Parents often face a new financial chapter when adult children move back—higher housing costs, shared living expenses, and sometimes emotional tension. This guide explains how to map costs, set expectations, negotiate contributions, and keep generous rituals alive while protecting your savings so the new arrangement feels supportive rather than strained.
Map the additional costs
Start by documenting the new expenses:
- Housing: Additional food, utilities, internet, furnishings.
- Transportation: Car insurance adjustments if the adult child uses your vehicle, extra gas.
- Food & groceries: Increase due to more mouths at the table.
- Insurance: If the adult child needs to be added to renter’s or homeowner’s insurance.
- Savings impact: Determine whether you’ll pause certain goals, reduce savings temporarily, or maintain contributions using a sharing plan.
Use a spreadsheet to compare the “before” and “after” household budgets. Highlight which categories increase and by how much. Keep the comparison visible in your command center so all family members understand the financial story.
Negotiate contributions transparently
Have a calm conversation about expectations:
- Contribution options: Shared expenses (percentage-based), flat monthly contribution, or covering specific bills (groceries, streaming services).
- Workload: Clarify chore responsibilities or shared logistics.
- Savings goals: Determine whether the returning adult contributes to a joint savings goal (e.g., emergency fund, travel, family generosity).

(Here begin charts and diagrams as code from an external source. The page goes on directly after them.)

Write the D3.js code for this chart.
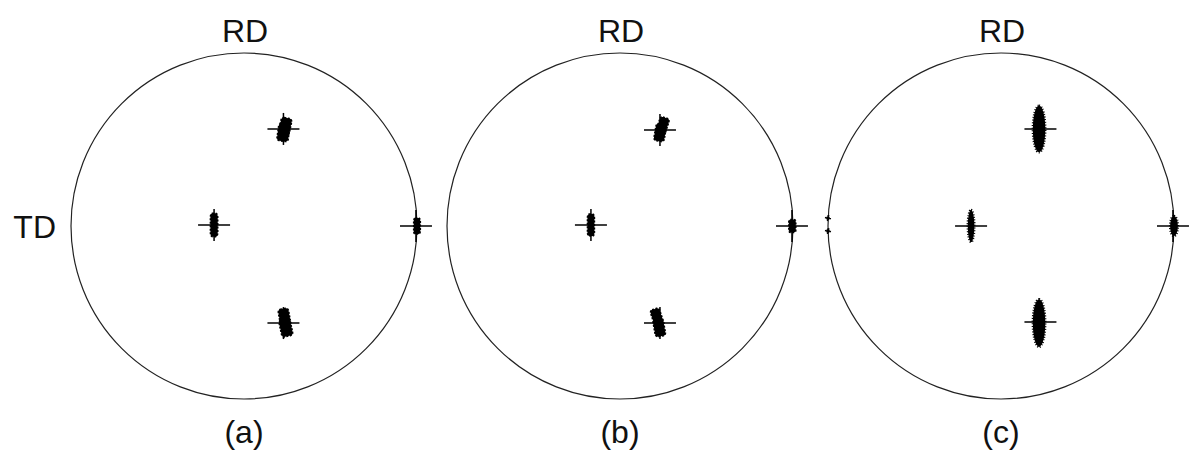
<!DOCTYPE html>
<html>
<head>
<meta charset="utf-8">
<script src="https://cdn.jsdelivr.net/npm/d3@7"></script>
<style>
body { margin: 0; background: #fff; }
text { font-family: "Liberation Sans", Arial, sans-serif; fill: #111; }
</style>
</head>
<body>
<div id="chart"></div>
<script>
let panelLabels = ["(a)", "(b)", "(c)"];
let topLabel = "RD";
let sideLabel = "TD";

// ideal pole positions (+), projection units (-1..1)
let idealA = [[-0.173, 0.006], [0.228, 0.561], [0.228, -0.561], [0.994, 0]];
let idealB = [[-0.168, 0.006], [0.231, 0.555], [0.231, -0.561], [0.994, 0]];
let idealC = [[-0.173, 0], [0.228, 0.561], [0.228, -0.555], [0.994, 0]];

// measured pole clusters: x, y, width, height, tilt (deg)
let clusterA = [
    [-0.173, 0.006, 0.042, 0.135, 0],
    [0.238, 0.575, 0.062, 0.1, 12],
    [0.228, 0.54, 0.065, 0.1, 8],
    [0.234, -0.528, 0.06, 0.1, -10],
    [0.242, -0.588, 0.065, 0.1, -12],
    [1.0, 0, 0.038, 0.092, 0]
];
let clusterB = [
    [-0.168, 0.006, 0.04, 0.127, 0],
    [0.246, 0.578, 0.055, 0.1, 18],
    [0.232, 0.54, 0.06, 0.1, 10],
    [0.214, -0.528, 0.055, 0.1, -18],
    [0.227, -0.588, 0.06, 0.1, -10],
    [0.996, 0, 0.04, 0.075, 0]
];
let clusterC = [
    [-0.173, 0, 0.038, 0.185, 0],
    [0.22, 0.561, 0.072, 0.27, 0],
    [0.22, -0.561, 0.072, 0.276, 0],
    [1.0, 0, 0.045, 0.116, 0],
    [-1.0, 0.046, 0.022, 0.022, 0],
    [-1.0, -0.029, 0.022, 0.022, 0]
];

let ideals = [idealA, idealB, idealC];
let clusters = [clusterA, clusterB, clusterC];

let width = 1192, height = 457;
let centers = [244, 620, 1001];
let cy = 226, R = 173;
let arm = 16;

let svg = d3.select("#chart").append("svg")
    .attr("width", width)
    .attr("height", height);

panelLabels.forEach((label, p) => {
    let x = d3.scaleLinear().domain([-1, 1]).range([centers[p] - R, centers[p] + R]);
    let y = d3.scaleLinear().domain([-1, 1]).range([cy + R, cy - R]);
    let g = svg.append("g");

    // net circle
    g.append("circle")
        .attr("cx", x(0))
        .attr("cy", y(0))
        .attr("r", x(1) - x(0))
        .attr("fill", "none")
        .attr("stroke", "#222")
        .attr("stroke-width", 1.2);

    // clusters
    let jagged = p == 2;
    g.selectAll(".cluster")
        .data(clusters[p])
        .join("rect")
        .attr("class", "cluster")
        .attr("x", d => -(x(d[2]) - x(0)) / 2)
        .attr("y", d => -(x(d[3]) - x(0)) / 2)
        .attr("width", d => x(d[2]) - x(0))
        .attr("height", d => x(d[3]) - x(0))
        .attr("rx", d => (x(d[2]) - x(0)) / (jagged ? 2 : 4))
        .attr("ry", d => (x(d[3]) - x(0)) / (jagged ? 2 : 6))
        .attr("transform", d => `translate(${x(d[0])},${y(d[1])}) rotate(${d[4]})`)
        .attr("fill", "#000")
        .attr("stroke", "#000")
        .attr("stroke-width", jagged ? 2.4 : 1.6)
        .attr("stroke-dasharray", jagged ? "1 1.6" : "2 1.5");

    // ideal positions
    let crosses = g.selectAll(".ideal")
        .data(ideals[p])
        .join("g")
        .attr("class", "ideal")
        .attr("transform", d => `translate(${x(d[0])},${y(d[1])})`);
    crosses.append("line")
        .attr("x1", -arm).attr("x2", arm).attr("y1", 0).attr("y2", 0)
        .attr("stroke", "#000").attr("stroke-width", 1.5);
    crosses.append("line")
        .attr("x1", 0).attr("x2", 0).attr("y1", -arm).attr("y2", arm)
        .attr("stroke", "#000").attr("stroke-width", 1.5);

    // labels
    g.append("text")
        .attr("x", x(0) + 1)
        .attr("y", y(1) - 11)
        .attr("text-anchor", "middle")
        .style("font-size", "32px")
        .text(topLabel);

    g.append("text")
        .attr("x", x(0))
        .attr("y", y(-1) + 44)
        .attr("text-anchor", "middle")
        .style("font-size", "32px")
        .text(label);

    if (p == 0) {
        g.append("text")
            .attr("x", x(-1) - 15)
            .attr("y", y(0) + 12)
            .attr("text-anchor", "end")
            .style("font-size", "32px")
            .text(sideLabel);
    }
});
</script>
</body>
</html>
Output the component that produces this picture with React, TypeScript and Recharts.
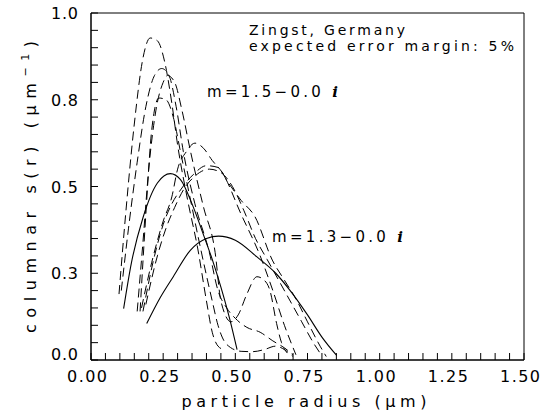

Use neutral language (per the money mindset for couples) to keep the discussion conflict-free. If the adult child is in school or in a transition period, adjust the expectations accordingly. Document the agreement via a shared note or command center entry so everyone remembers the arrangement.
Protect your runway and liquidity
Keep your emergency fund intact even as expenses rise:
- Increase the buffer if necessary to cover new stresses.
- Use a separate “transition bucket” for the first three months to avoid draining the main emergency fund.
- Automate contributions to the buffer using fractional savings (adjust the fraction temporarily when expenses spike).
If the adult child plans to earn and contribute again soon, set a timeline for reviewing the plan, so you can shrink the buffer or adjust the contributions accordingly.
Keep generosity rituals alive
Use gratitude prompts to honor the support while respecting boundaries:
- Include a moment during your weekly finance check-in to note one thing you appreciate about the living situation.
- Keep generosity micro-habits by sharing meals, prepping a care package, or giving small notes of thanks.
These rituals maintain emotional balance, especially when the new dynamic feels intense.
Plan for the eventual transition
Discuss future steps:
- When will the adult child move out or start contributing more?
- Do they need help saving for their own place (link to fractional savings goals)?
- What milestones (employment, income stability) will trigger a reassessment?
Capture the plan in a shared document and revisit it quarterly (maybe during your annual retreat). Use this plan to align budgets and maintain accountability.
Closing reflection
Adult children returning home create both financial and emotional adjustments. By mapping the costs, negotiating contributions, safeguarding your runway, practicing gratitude, and planning future transitions, you keep the experience purposeful and kind. Let your command center document the evolution so you can revisit the plan with clarity whenever life shifts.